Smart Cities
- Discipline: Urban studies, Electrical engineering, Computer science
- Language: English
- Edited by: Pierluigi Siano

Publication details
- History: 2018–present
- Publisher: MDPI (Switzerland)
- Frequency: Bimonthly
- Open access: Yes
- License: Creative Commons Attribution License
- Impact factor: 5.5 (2024)

Standard abbreviations
- ISO 4: Smart Cities

Indexing
- ISSN: 2624-6511

Links
- Journal homepage;

= Smart Cities (journal) =

Smart Cities is a peer-reviewed open-access scientific journal covering research on the science and technology of smart cities. It is published bimonthly by MDPI and was established in 2018. The Editor-in-Chief is Pierluigi Siano from the University of Salerno.
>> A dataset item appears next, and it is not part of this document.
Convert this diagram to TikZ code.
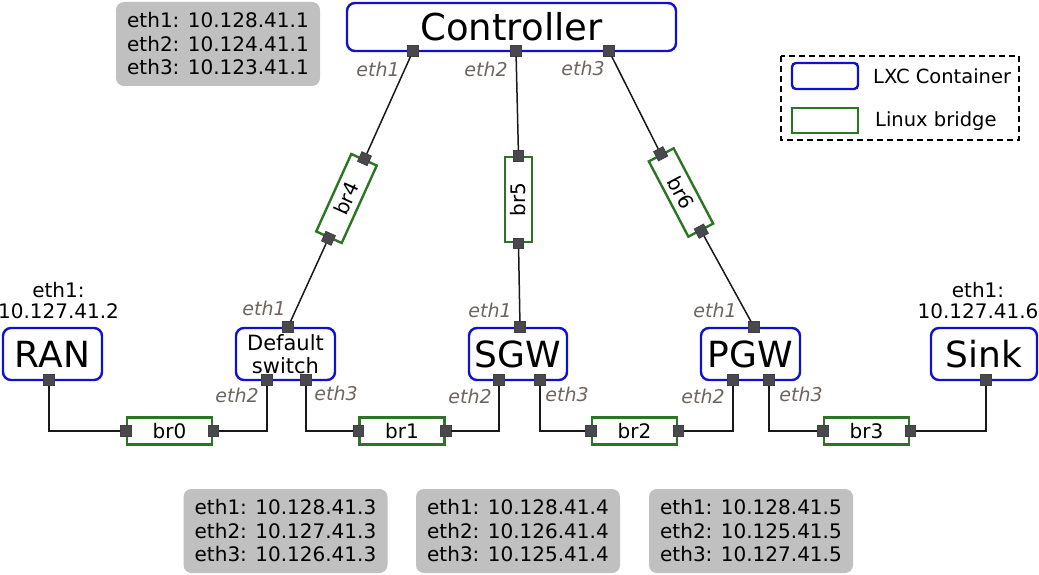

The journal provides an advanced forum for research on the design, implementation, and management of smart cities, including topics such as intelligent transportation systems, urban energy systems and smart grids, smart buildings and infrastructure, urban data analytics, Internet of Things (IoT) applications, governance and policy for smart cities, and social and economic aspects of urban digitalization. It publishes original research articles, reviews, and communications.

== Abstracting and indexing ==
The journal is indexed in several bibliographic databases, including:
- Science Citation Index Expanded (Clarivate)
- Scopus
- DOAJ
- ProQuest
- Inspec

According to the Journal Citation Reports, the journal has a 2024 impact factor of 5.5.